Begin THE DATA

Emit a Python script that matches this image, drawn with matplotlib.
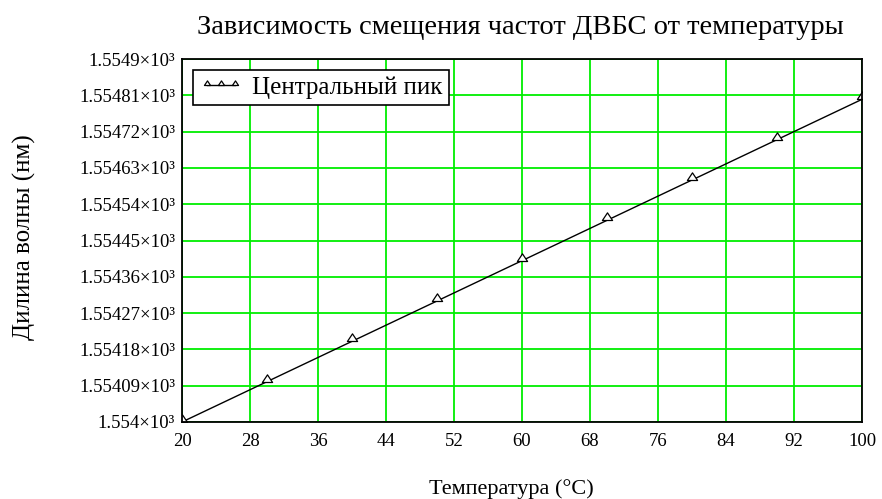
import numpy as np
import matplotlib
matplotlib.use("Agg")
import matplotlib.pyplot as plt
from matplotlib.path import Path

# temperature (°C) and wavelength of the central peak (nm)
temp = [20, 30, 40, 50, 60, 70, 80, 90, 100]
wavelength = [1554.00, 1554.10, 1554.20, 1554.30, 1554.40, 1554.50, 1554.60, 1554.70, 1554.80]

x_ticks = [20, 28, 36, 44, 52, 60, 68, 76, 84, 92, 100]
y_ticks = [1554.00, 1554.09, 1554.18, 1554.27, 1554.36, 1554.45,
           1554.54, 1554.63, 1554.72, 1554.81, 1554.90]
y_labels = ["1.554", "1.55409", "1.55418", "1.55427", "1.55436", "1.55445",
            "1.55454", "1.55463", "1.55472", "1.55481", "1.5549"]

plt.rcParams['font.family'] = ['Liberation Serif', 'DejaVu Serif']

# triangle sitting on the data point (base at the point)
tri = Path([(-1, 0), (1, 0), (0, 1.5), (-1, 0)],
           [Path.MOVETO, Path.LINETO, Path.LINETO, Path.CLOSEPOLY])

fig = plt.figure(figsize=(8.82, 4.99), dpi=100)
ax = fig.add_axes([182 / 882, 1 - 422 / 499, 680 / 882, 363 / 499])

ax.plot(temp, wavelength, color='black', lw=1.0, marker=tri, markersize=11,
        markerfacecolor='white', markeredgecolor='black', markeredgewidth=0.9,
        label='Центральный пик')

ax.set_xlim(20, 100)
ax.set_ylim(1554.0, 1554.9)
ax.set_xticks(x_ticks)
ax.set_yticks(y_ticks)
ax.set_yticklabels([s + "×10³" for s in y_labels])
ax.tick_params(length=0, labelsize=13.5, colors='black')
ax.tick_params(axis='x', pad=8)
ax.tick_params(axis='y', pad=5)
ax.grid(True, color='#00ee00', lw=1.3)
ax.set_axisbelow(True)
for s in ax.spines.values():
    s.set_linewidth(1.3)
    s.set_color('black')

fig.text(520 / 882, 1 - 27 / 499, 'Зависимость смещения частот ДВБС от температуры',
         fontsize=20.5, ha='center', va='center')
ax.set_xlabel('Температура (°C)', fontsize=16)
ax.xaxis.set_label_coords(0.485, -0.157)
ax.set_ylabel('Дилина волны (нм)', fontsize=18)
ax.yaxis.set_label_coords(-0.215, 0.51)

leg = ax.legend(loc='upper left', numpoints=3, fontsize=18, fancybox=False,
                framealpha=1, edgecolor='black', handlelength=1.7,
                borderaxespad=0.45, borderpad=0.25, handletextpad=0.4,
                markerscale=0.6)
leg.get_frame().set_linewidth(1.2)

fig.savefig('out.png', dpi=100)
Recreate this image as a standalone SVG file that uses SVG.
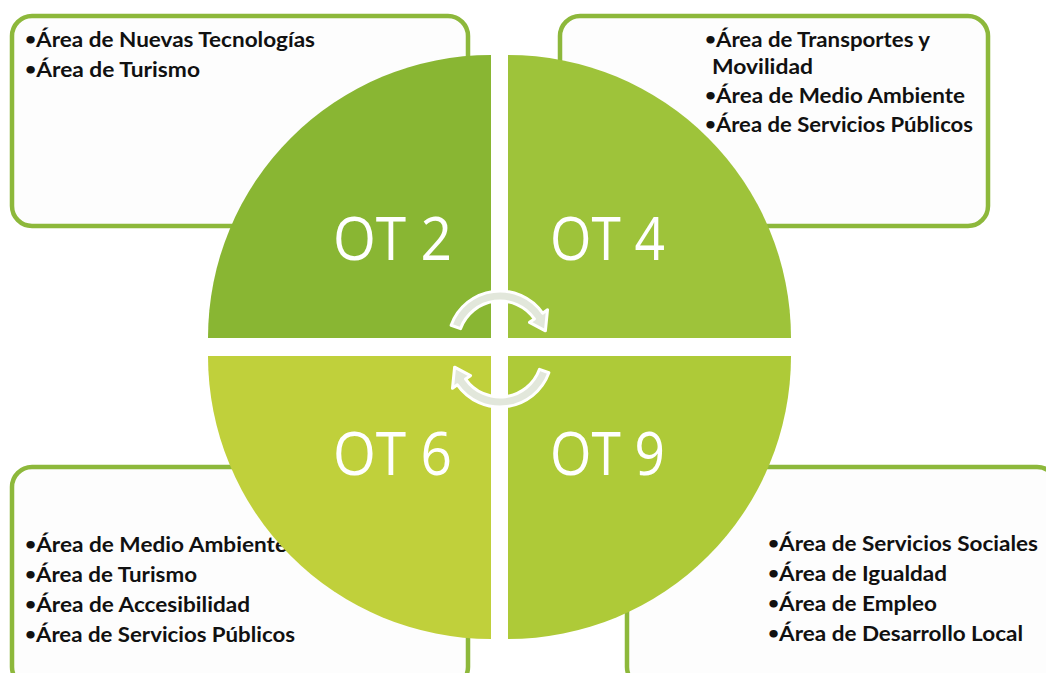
<svg xmlns="http://www.w3.org/2000/svg" width="1046" height="673" viewBox="0 0 1046 673">
<style>
.box{fill:#fdfdfd;stroke:#8db83b;stroke-width:4.5}
.item{font-family:Lato,"Open Sans","Liberation Sans",sans-serif;font-weight:700;font-size:20px;fill:#111111}
.b{font-size:17px;baseline-shift:2px}
.ot{font-family:"Open Sans","Noto Sans","Liberation Sans",sans-serif;font-weight:400;font-size:60px;fill:#ffffff}
.cyc{fill:#e2e7db;stroke:#ffffff;stroke-width:3;stroke-linejoin:round}
</style>
<rect width="1046" height="673" fill="#ffffff"/>
<g id="ot2-box">
<rect class="box" x="12" y="16" width="456" height="210" rx="20"/>
<text class="item" x="25" y="47" textLength="290" lengthAdjust="spacingAndGlyphs"><tspan class="b">•</tspan>Área de Nuevas Tecnologías</text>
<text class="item" x="25" y="77" textLength="175" lengthAdjust="spacingAndGlyphs"><tspan class="b">•</tspan>Área de Turismo</text>
</g>
<g id="ot4-box">
<rect class="box" x="560" y="16" width="428" height="210" rx="20"/>
<text class="item" x="705" y="47" textLength="225" lengthAdjust="spacingAndGlyphs"><tspan class="b">•</tspan>Área de Transportes y</text>
<text class="item" x="712" y="74" textLength="101" lengthAdjust="spacingAndGlyphs">Movilidad</text>
<text class="item" x="705" y="103" textLength="260" lengthAdjust="spacingAndGlyphs"><tspan class="b">•</tspan>Área de Medio Ambiente</text>
<text class="item" x="705" y="132" textLength="268" lengthAdjust="spacingAndGlyphs"><tspan class="b">•</tspan>Área de Servicios Públicos</text>
</g>
<g id="ot6-box">
<rect class="box" x="12" y="467" width="456" height="220" rx="20"/>
<text class="item" x="25" y="552" textLength="262" lengthAdjust="spacingAndGlyphs"><tspan class="b">•</tspan>Área de Medio Ambiente</text>
<text class="item" x="25" y="582" textLength="172" lengthAdjust="spacingAndGlyphs"><tspan class="b">•</tspan>Área de Turismo</text>
<text class="item" x="25" y="612" textLength="225" lengthAdjust="spacingAndGlyphs"><tspan class="b">•</tspan>Área de Accesibilidad</text>
<text class="item" x="25" y="642" textLength="270" lengthAdjust="spacingAndGlyphs"><tspan class="b">•</tspan>Área de Servicios Públicos</text>
</g>
<g id="ot9-box">
<rect class="box" x="627" y="467" width="430" height="220" rx="20"/>
<text class="item" x="768" y="551" textLength="270" lengthAdjust="spacingAndGlyphs"><tspan class="b">•</tspan>Área de Servicios Sociales</text>
<text class="item" x="768" y="581" textLength="179" lengthAdjust="spacingAndGlyphs"><tspan class="b">•</tspan>Área de Igualdad</text>
<text class="item" x="768" y="611" textLength="169" lengthAdjust="spacingAndGlyphs"><tspan class="b">•</tspan>Área de Empleo</text>
<text class="item" x="768" y="641" textLength="255" lengthAdjust="spacingAndGlyphs"><tspan class="b">•</tspan>Área de Desarrollo Local</text>
</g>
<g id="ot2">
<path d="M491 338 L208 338 A283 283 0 0 1 491 55 Z" fill="#89b633"/>
<text class="ot" x="333" y="260" textLength="119" lengthAdjust="spacingAndGlyphs">OT 2</text>
</g>
<g id="ot4">
<path d="M508 338 L508 55 A283 283 0 0 1 791 338 Z" fill="#9ec33a"/>
<text class="ot" x="550" y="260" textLength="115" lengthAdjust="spacingAndGlyphs">OT 4</text>
</g>
<g id="ot6">
<path d="M491 356 L491 639 A283 283 0 0 1 208 356 Z" fill="#c0d03b"/>
<text class="ot" x="333" y="475" textLength="119" lengthAdjust="spacingAndGlyphs">OT 6</text>
</g>
<g id="ot9">
<path d="M508 356 L791 356 A283 283 0 0 1 508 639 Z" fill="#aeca38"/>
<text class="ot" x="550" y="475" textLength="115" lengthAdjust="spacingAndGlyphs">OT 9</text>
</g>
<g id="connectors">
<path class="cyc" d="M451.14 325.22 A52 52 0 0 1 542.60 313.17 L547.51 309.73 L545.40 330.84 L529.49 322.35 L534.41 318.91 A42 42 0 0 0 460.53 328.64 Z"/>
<path class="cyc" d="M548.86 372.78 A52 52 0 0 1 457.40 384.83 L452.49 388.27 L454.60 367.16 L470.51 375.65 L465.59 379.09 A42 42 0 0 0 539.47 369.36 Z"/>
</g>
</svg>
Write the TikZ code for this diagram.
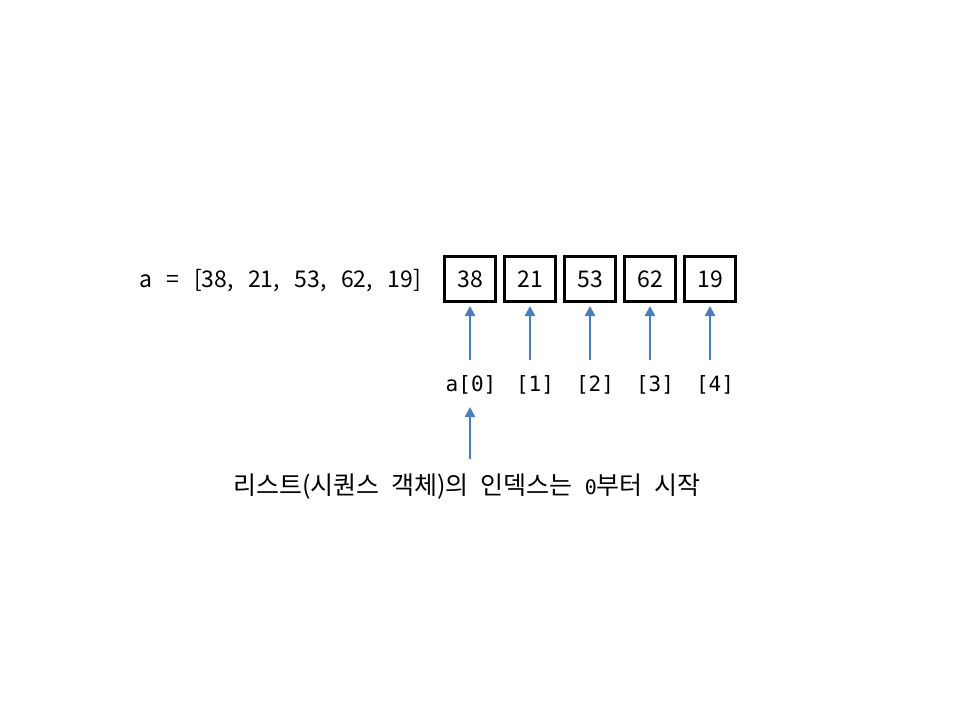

End THE DATA

### TASK REQUIREMENTS
Print each of the records above exactly as written, leaving no picture in the copy.

### ANSWER FOR THIS EXERCISE
Emit a Python script that matches this image, drawn with matplotlib.
import numpy as np
import matplotlib
matplotlib.use("Agg")
import matplotlib.pyplot as plt
from matplotlib.path import Path

# temperature (°C) and wavelength of the central peak (nm)
temp = [20, 30, 40, 50, 60, 70, 80, 90, 100]
wavelength = [1554.00, 1554.10, 1554.20, 1554.30, 1554.40, 1554.50, 1554.60, 1554.70, 1554.80]

x_ticks = [20, 28, 36, 44, 52, 60, 68, 76, 84, 92, 100]
y_ticks = [1554.00, 1554.09, 1554.18, 1554.27, 1554.36, 1554.45,
           1554.54, 1554.63, 1554.72, 1554.81, 1554.90]
y_labels = ["1.554", "1.55409", "1.55418", "1.55427", "1.55436", "1.55445",
            "1.55454", "1.55463", "1.55472", "1.55481", "1.5549"]

plt.rcParams['font.family'] = ['Liberation Serif', 'DejaVu Serif']

# triangle sitting on the data point (base at the point)
tri = Path([(-1, 0), (1, 0), (0, 1.5), (-1, 0)],
           [Path.MOVETO, Path.LINETO, Path.LINETO, Path.CLOSEPOLY])

fig = plt.figure(figsize=(8.82, 4.99), dpi=100)
ax = fig.add_axes([182 / 882, 1 - 422 / 499, 680 / 882, 363 / 499])

ax.plot(temp, wavelength, color='black', lw=1.0, marker=tri, markersize=11,
        markerfacecolor='white', markeredgecolor='black', markeredgewidth=0.9,
        label='Центральный пик')

ax.set_xlim(20, 100)
ax.set_ylim(1554.0, 1554.9)
ax.set_xticks(x_ticks)
ax.set_yticks(y_ticks)
ax.set_yticklabels([s + "×10³" for s in y_labels])
ax.tick_params(length=0, labelsize=13.5, colors='black')
ax.tick_params(axis='x', pad=8)
ax.tick_params(axis='y', pad=5)
ax.grid(True, color='#00ee00', lw=1.3)
ax.set_axisbelow(True)
for s in ax.spines.values():
    s.set_linewidth(1.3)
    s.set_color('black')

fig.text(520 / 882, 1 - 27 / 499, 'Зависимость смещения частот ДВБС от температуры',
         fontsize=20.5, ha='center', va='center')
ax.set_xlabel('Температура (°C)', fontsize=16)
ax.xaxis.set_label_coords(0.485, -0.157)
ax.set_ylabel('Дилина волны (нм)', fontsize=18)
ax.yaxis.set_label_coords(-0.215, 0.51)

leg = ax.legend(loc='upper left', numpoints=3, fontsize=18, fancybox=False,
                framealpha=1, edgecolor='black', handlelength=1.7,
                borderaxespad=0.45, borderpad=0.25, handletextpad=0.4,
                markerscale=0.6)
leg.get_frame().set_linewidth(1.2)

fig.savefig('out.png', dpi=100)
Recreate this image as a standalone SVG file that uses SVG.
<svg xmlns="http://www.w3.org/2000/svg" width="1046" height="673" viewBox="0 0 1046 673">
<style>
.box{fill:#fdfdfd;stroke:#8db83b;stroke-width:4.5}
.item{font-family:Lato,"Open Sans","Liberation Sans",sans-serif;font-weight:700;font-size:20px;fill:#111111}
.b{font-size:17px;baseline-shift:2px}
.ot{font-family:"Open Sans","Noto Sans","Liberation Sans",sans-serif;font-weight:400;font-size:60px;fill:#ffffff}
.cyc{fill:#e2e7db;stroke:#ffffff;stroke-width:3;stroke-linejoin:round}
</style>
<rect width="1046" height="673" fill="#ffffff"/>
<g id="ot2-box">
<rect class="box" x="12" y="16" width="456" height="210" rx="20"/>
<text class="item" x="25" y="47" textLength="290" lengthAdjust="spacingAndGlyphs"><tspan class="b">•</tspan>Área de Nuevas Tecnologías</text>
<text class="item" x="25" y="77" textLength="175" lengthAdjust="spacingAndGlyphs"><tspan class="b">•</tspan>Área de Turismo</text>
</g>
<g id="ot4-box">
<rect class="box" x="560" y="16" width="428" height="210" rx="20"/>
<text class="item" x="705" y="47" textLength="225" lengthAdjust="spacingAndGlyphs"><tspan class="b">•</tspan>Área de Transportes y</text>
<text class="item" x="712" y="74" textLength="101" lengthAdjust="spacingAndGlyphs">Movilidad</text>
<text class="item" x="705" y="103" textLength="260" lengthAdjust="spacingAndGlyphs"><tspan class="b">•</tspan>Área de Medio Ambiente</text>
<text class="item" x="705" y="132" textLength="268" lengthAdjust="spacingAndGlyphs"><tspan class="b">•</tspan>Área de Servicios Públicos</text>
</g>
<g id="ot6-box">
<rect class="box" x="12" y="467" width="456" height="220" rx="20"/>
<text class="item" x="25" y="552" textLength="262" lengthAdjust="spacingAndGlyphs"><tspan class="b">•</tspan>Área de Medio Ambiente</text>
<text class="item" x="25" y="582" textLength="172" lengthAdjust="spacingAndGlyphs"><tspan class="b">•</tspan>Área de Turismo</text>
<text class="item" x="25" y="612" textLength="225" lengthAdjust="spacingAndGlyphs"><tspan class="b">•</tspan>Área de Accesibilidad</text>
<text class="item" x="25" y="642" textLength="270" lengthAdjust="spacingAndGlyphs"><tspan class="b">•</tspan>Área de Servicios Públicos</text>
</g>
<g id="ot9-box">
<rect class="box" x="627" y="467" width="430" height="220" rx="20"/>
<text class="item" x="768" y="551" textLength="270" lengthAdjust="spacingAndGlyphs"><tspan class="b">•</tspan>Área de Servicios Sociales</text>
<text class="item" x="768" y="581" textLength="179" lengthAdjust="spacingAndGlyphs"><tspan class="b">•</tspan>Área de Igualdad</text>
<text class="item" x="768" y="611" textLength="169" lengthAdjust="spacingAndGlyphs"><tspan class="b">•</tspan>Área de Empleo</text>
<text class="item" x="768" y="641" textLength="255" lengthAdjust="spacingAndGlyphs"><tspan class="b">•</tspan>Área de Desarrollo Local</text>
</g>
<g id="ot2">
<path d="M491 338 L208 338 A283 283 0 0 1 491 55 Z" fill="#89b633"/>
<text class="ot" x="333" y="260" textLength="119" lengthAdjust="spacingAndGlyphs">OT 2</text>
</g>
<g id="ot4">
<path d="M508 338 L508 55 A283 283 0 0 1 791 338 Z" fill="#9ec33a"/>
<text class="ot" x="550" y="260" textLength="115" lengthAdjust="spacingAndGlyphs">OT 4</text>
</g>
<g id="ot6">
<path d="M491 356 L491 639 A283 283 0 0 1 208 356 Z" fill="#c0d03b"/>
<text class="ot" x="333" y="475" textLength="119" lengthAdjust="spacingAndGlyphs">OT 6</text>
</g>
<g id="ot9">
<path d="M508 356 L791 356 A283 283 0 0 1 508 639 Z" fill="#aeca38"/>
<text class="ot" x="550" y="475" textLength="115" lengthAdjust="spacingAndGlyphs">OT 9</text>
</g>
<g id="connectors">
<path class="cyc" d="M451.14 325.22 A52 52 0 0 1 542.60 313.17 L547.51 309.73 L545.40 330.84 L529.49 322.35 L534.41 318.91 A42 42 0 0 0 460.53 328.64 Z"/>
<path class="cyc" d="M548.86 372.78 A52 52 0 0 1 457.40 384.83 L452.49 388.27 L454.60 367.16 L470.51 375.65 L465.59 379.09 A42 42 0 0 0 539.47 369.36 Z"/>
</g>
</svg>
Write the TikZ code for this diagram.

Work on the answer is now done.